Brown dwarfs are too big to be considered planets. On the other hand, they do not have sufficient material to fuse hydrogen in their cores to develop into stars. These celestial objects that are cold and faint without an internal source of energy have recently attracted the attention of observatories worldwide.
Deep optical and infrared surveys have discovered these extremely cool objects in large numbers. However, analysing all the disparate datasets to map out the lower end of the Hertzsprung-Russell diagram requires coordinated efforts and close collaboration.
The EU-funded project IPERCOOL (Interpretation and parameterization of extremely red cool dwarfs) grouped in a single network the Torino Observatory, the Centre for Astrophysical Research at the University of Hertfordshire, the National Brazilian Observatory and the Shanghai Astronomical Observatory.

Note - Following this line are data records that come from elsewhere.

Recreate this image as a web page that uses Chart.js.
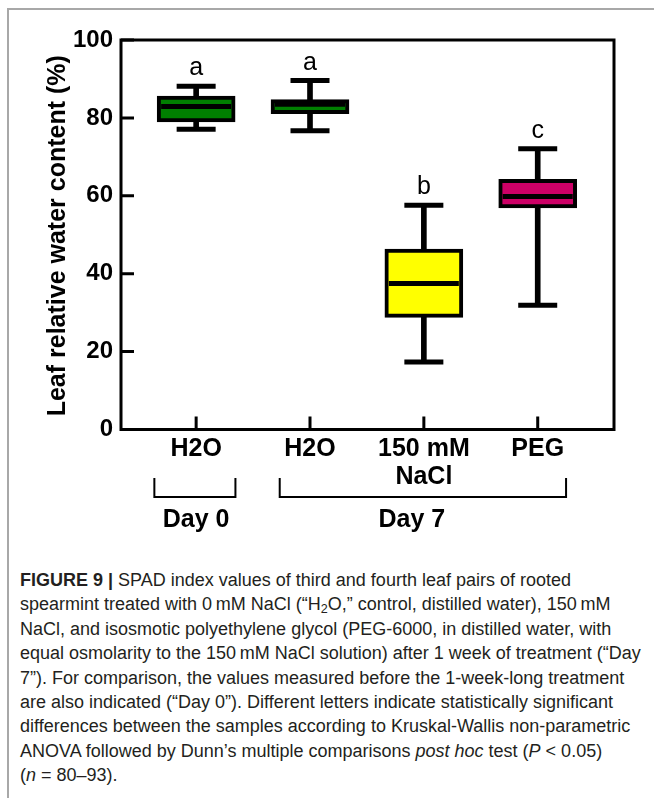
<!DOCTYPE html>
<html>
<head>
<meta charset="utf-8">
<script src="https://cdn.jsdelivr.net/npm/chart.js@4.4.1/dist/chart.umd.min.js"></script>
<style>
  html, body { margin: 0; padding: 0; background: #fff; }
  body { width: 654px; height: 798px; position: relative; overflow: hidden; }
  #frame { position: absolute; left: 7px; top: 8px; width: 660px; height: 800px;
           border-left: 2px solid #a8a8a8; border-top: 2px solid #a8a8a8; }
  #chart { position: absolute; left: 0; top: 0; }
  #caption { position: absolute; left: 20px; top: 568px; white-space: nowrap;
             font-family: "Liberation Sans", Arial, sans-serif; font-size: 18px;
             line-height: 24.4px; color: #231f20; }
  #caption sub { font-size: 0.7em; line-height: 0; vertical-align: -0.25em; }
</style>
</head>
<body>
<div id="frame"></div>
<canvas id="chart" width="654" height="545"></canvas>
<div id="caption"><b>FIGURE 9 |</b> SPAD index values of third and fourth leaf pairs of rooted<br>spearmint treated with 0&#8201;mM NaCl (“H<sub>2</sub>O,” control, distilled water), 150&#8201;mM<br>NaCl, and isosmotic polyethylene glycol (PEG-6000, in distilled water, with<br>equal osmolarity to the 150&#8201;mM NaCl solution) after 1 week of treatment (“Day<br>7”). For comparison, the values measured before the 1-week-long treatment<br>are also indicated (“Day 0”). Different letters indicate statistically significant<br>differences between the samples according to Kruskal-Wallis non-parametric<br>ANOVA followed by Dunn’s multiple comparisons <i>post hoc</i> test (<i>P</i> &lt; 0.05)<br>(<i>n</i> = 80–93).</div>
<script>
/* Leaf relative water content box plots — Day 0 vs Day 7 treatments. */

/* ── Data ─────────────────────────────────────────────────── */
const groups      = ['H2O', 'H2O', '150 mM\nNaCl', 'PEG'];
const whiskerLow  = [77.1, 76.7, 17.3, 31.9];
const q1          = [79.0, 81.1, 28.8, 56.9];
const median      = [82.9, 83.5, 37.5, 59.8];
const q3          = [85.6, 84.7, 46.3, 64.2];
const whiskerHigh = [88.1, 89.6, 57.6, 72.1];
const letters     = ['a', 'a', 'b', 'c'];
const yTicks      = [0, 20, 40, 60, 80, 100];
const days        = ['Day 0', 'Day 7'];

/* ── Styles ───────────────────────────────────────────────── */
const FONT   = '"Liberation Sans", Arial, sans-serif';
const BLACK  = '#000';
const FILLS  = ['#008000', '#008000', '#ffff00', '#cc0066'];

Chart.defaults.font.family = FONT;
Chart.defaults.color = BLACK;

const idx = groups.map((_, i) => i);

/* frame, inward ticks, letters, y title and day brackets */
const decor = {
  id: 'decor',
  afterDraw(chart) {
    const { ctx, chartArea: a, scales: { x, y } } = chart;
    ctx.save();
    ctx.strokeStyle = BLACK;
    ctx.lineWidth = 3;
    ctx.strokeRect(a.left, a.top, a.right - a.left, a.bottom - a.top);

    ctx.beginPath();
    yTicks.forEach(v => {
      const py = y.getPixelForValue(v);
      ctx.moveTo(a.left, py); ctx.lineTo(a.left + 13, py);
    });
    idx.forEach(i => {
      const px = x.getPixelForValue(i);
      ctx.moveTo(px, a.bottom); ctx.lineTo(px, a.bottom - 13);
    });
    ctx.stroke();

    // significance letters
    ctx.fillStyle = BLACK;
    ctx.font = '25px ' + FONT;
    ctx.textAlign = 'center';
    ctx.textBaseline = 'alphabetic';
    letters.forEach((t, i) => {
      ctx.fillText(t, x.getPixelForValue(i), y.getPixelForValue(whiskerHigh[i]) - 11);
    });

    // y axis title
    ctx.save();
    ctx.translate(65, (a.top + a.bottom) / 2 + 1);
    ctx.rotate(-Math.PI / 2);
    ctx.font = 'bold 25px ' + FONT;
    ctx.fillText('Leaf relative water content (%)', 0, 0);
    ctx.restore();

    // Day brackets
    const spans = [[-0.367, 0.345], [0.734, 3.249]];
    const centers = [0, 1.894];
    ctx.lineWidth = 2;
    ctx.beginPath();
    spans.forEach(([s, e]) => {
      const x0 = x.getPixelForValue(s), x1 = x.getPixelForValue(e);
      ctx.moveTo(x0, 478); ctx.lineTo(x0, 497); ctx.lineTo(x1, 497); ctx.lineTo(x1, 478);
    });
    ctx.stroke();
    ctx.font = 'bold 25px ' + FONT;
    days.forEach((d, i) => ctx.fillText(d, x.getPixelForValue(centers[i]), 527));
    ctx.restore();
  }
};

new Chart(document.getElementById('chart'), {
  type: 'bar',
  data: {
    datasets: [
      { // whisker stems
        data: idx.map(i => ({ x: i, y: [whiskerLow[i], whiskerHigh[i]] })),
        backgroundColor: BLACK, barThickness: 5, grouped: false, order: 3,
      },
      { // interquartile boxes
        data: idx.map(i => ({ x: i, y: [q1[i], q3[i]] })),
        backgroundColor: FILLS, borderColor: BLACK, borderWidth: 4,
        borderSkipped: false, barThickness: 78, grouped: false, order: 2,
      },
      { // caps
        type: 'scatter',
        data: idx.flatMap(i => [{ x: i, y: whiskerLow[i] }, { x: i, y: whiskerHigh[i] }]),
        pointStyle: 'line', pointRadius: 19.5, pointBorderWidth: 5,
        borderColor: BLACK, order: 1,
      },
      { // medians
        type: 'scatter',
        data: idx.map(i => ({ x: i, y: median[i] })),
        pointStyle: 'line', pointRadius: 35, pointBorderWidth: 5,
        borderColor: BLACK, order: 0,
      },
    ],
  },
  options: {
    responsive: false,
    animation: false,
    events: [],
    layout: { padding: { left: 0, top: 35, right: 22, bottom: 0 } },
    plugins: { legend: { display: false }, tooltip: { enabled: false } },
    scales: {
      x: {
        type: 'linear', min: -0.66, max: 3.67, offset: false,
        grid: { display: false, drawTicks: false }, border: { display: false },
        afterBuildTicks: s => { s.ticks = idx.map(v => ({ value: v })); },
        afterFit: s => { s.height = 115.5; },
        ticks: {
          padding: 6, color: BLACK, maxRotation: 0, autoSkip: false,
          font: { size: 25, weight: 'bold', lineHeight: 1.1 },
          callback: v => groups[v].split('\n'),
        },
      },
      y: {
        min: 0, max: 100,
        grid: { display: false, drawTicks: false }, border: { display: false },
        afterBuildTicks: s => { s.ticks = yTicks.map(v => ({ value: v })); },
        afterFit: s => { s.width = 121; },
        ticks: { padding: 8, color: BLACK, font: { size: 24, weight: 'bold' } },
      },
    },
  },
  plugins: [decor],
});
</script>
</body>
</html>
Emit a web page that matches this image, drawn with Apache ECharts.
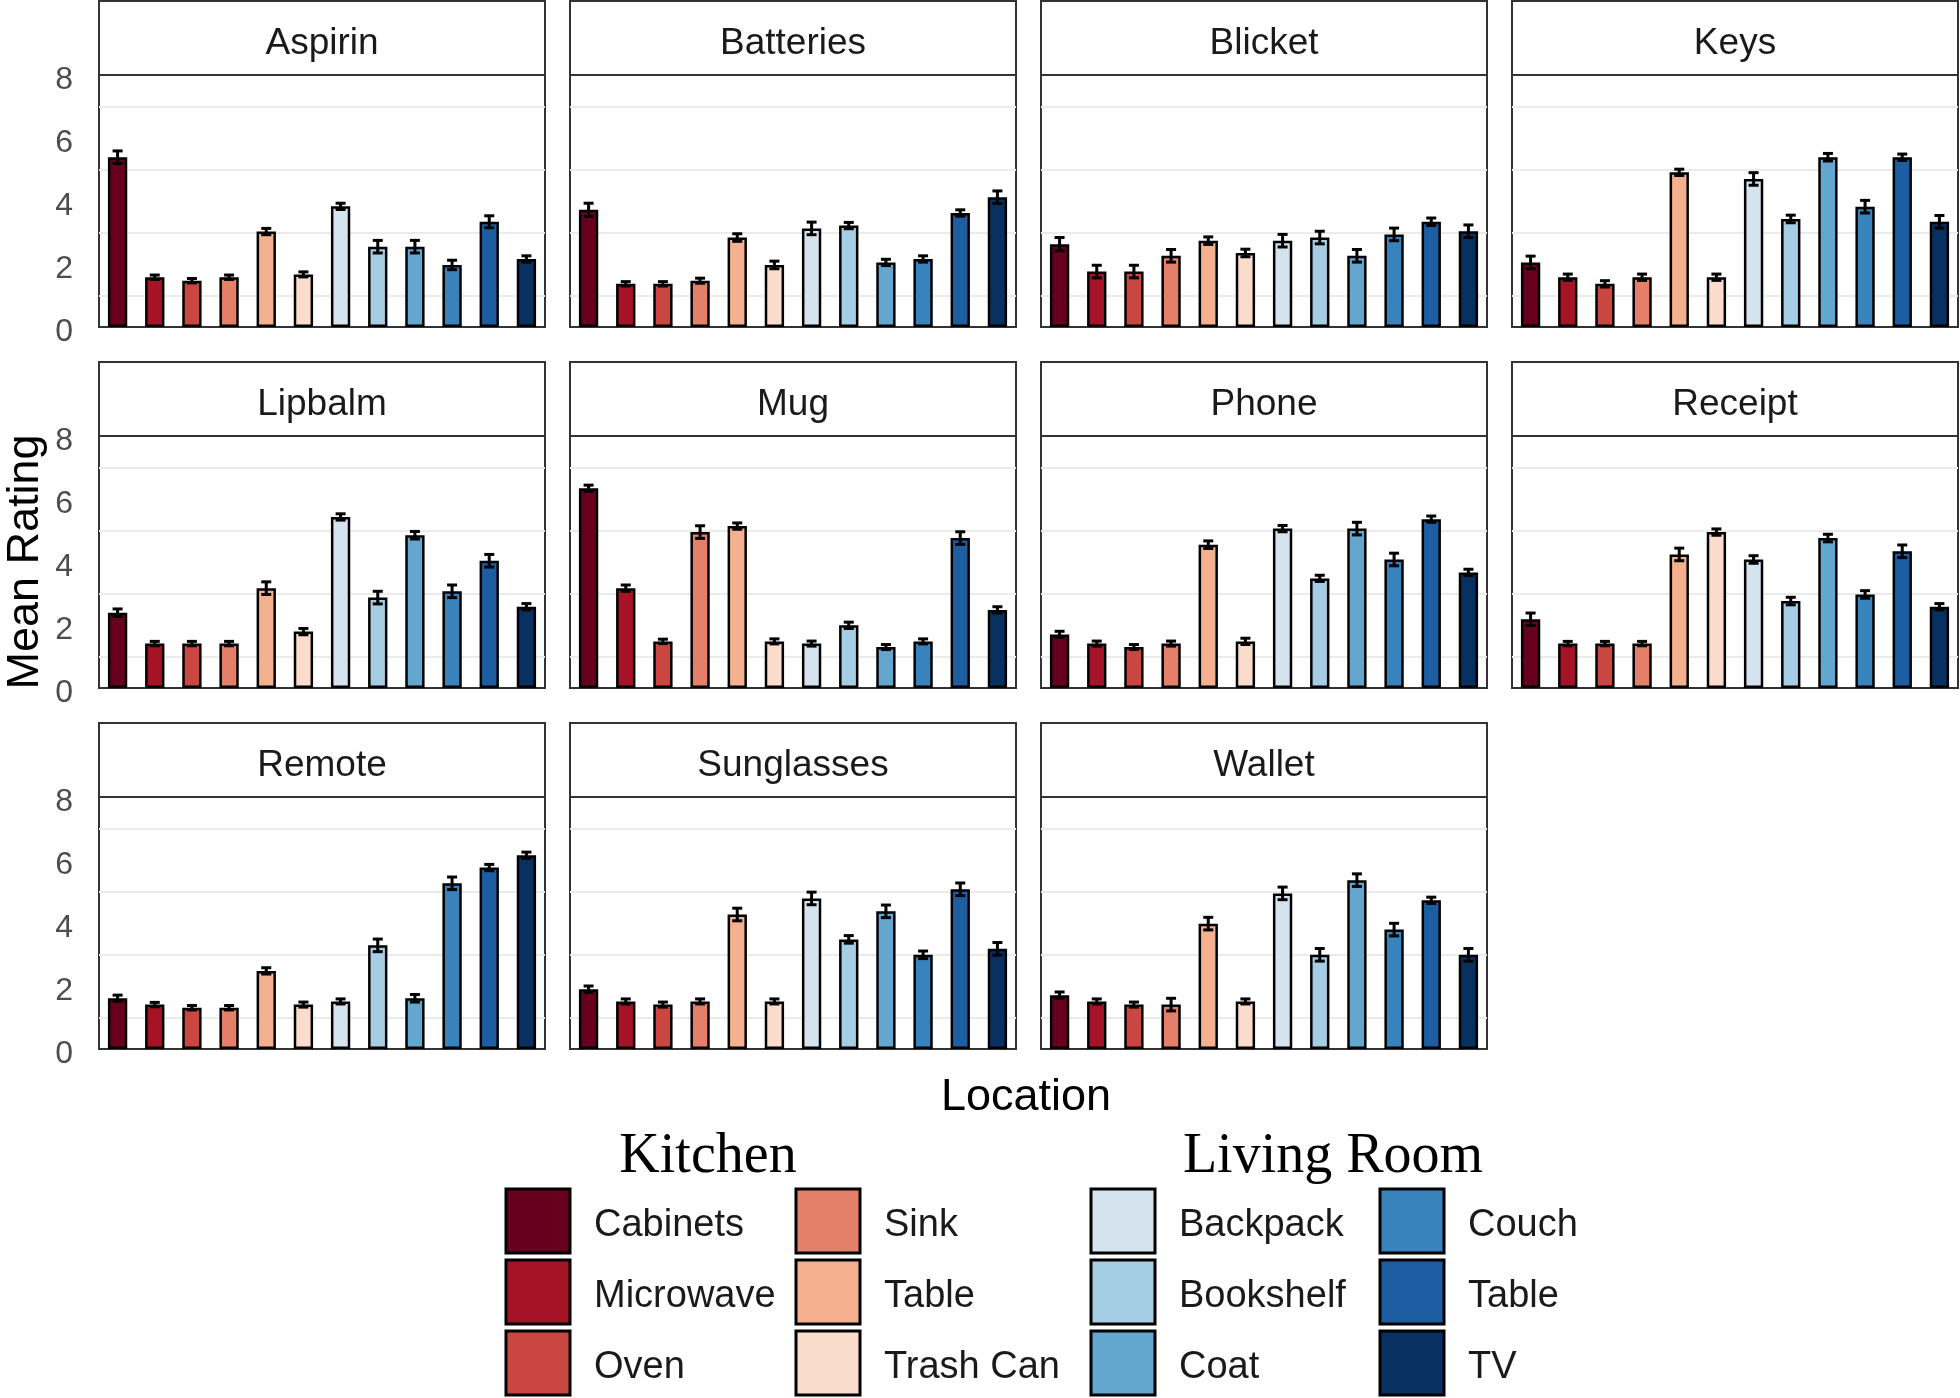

Project partners shared observational campaigns aiming to determine the distance for over 200 new objects. Distances were needed to characterise benchmark systems that provide constraints on fundamental parameters such as mass, age and metallicity.
The addition of proper motions, colours and spectra helped IPERCOOL scientists to exploit the new datasets to test atmospheric models and chart the history of brown dwarf formation. These parameterised observations have been gathered in a growing database.
IPERCOOL has built collaborations needed to exploit the wealth of observations accumulated to gain new insights into astrophysical questions that remain unanswered.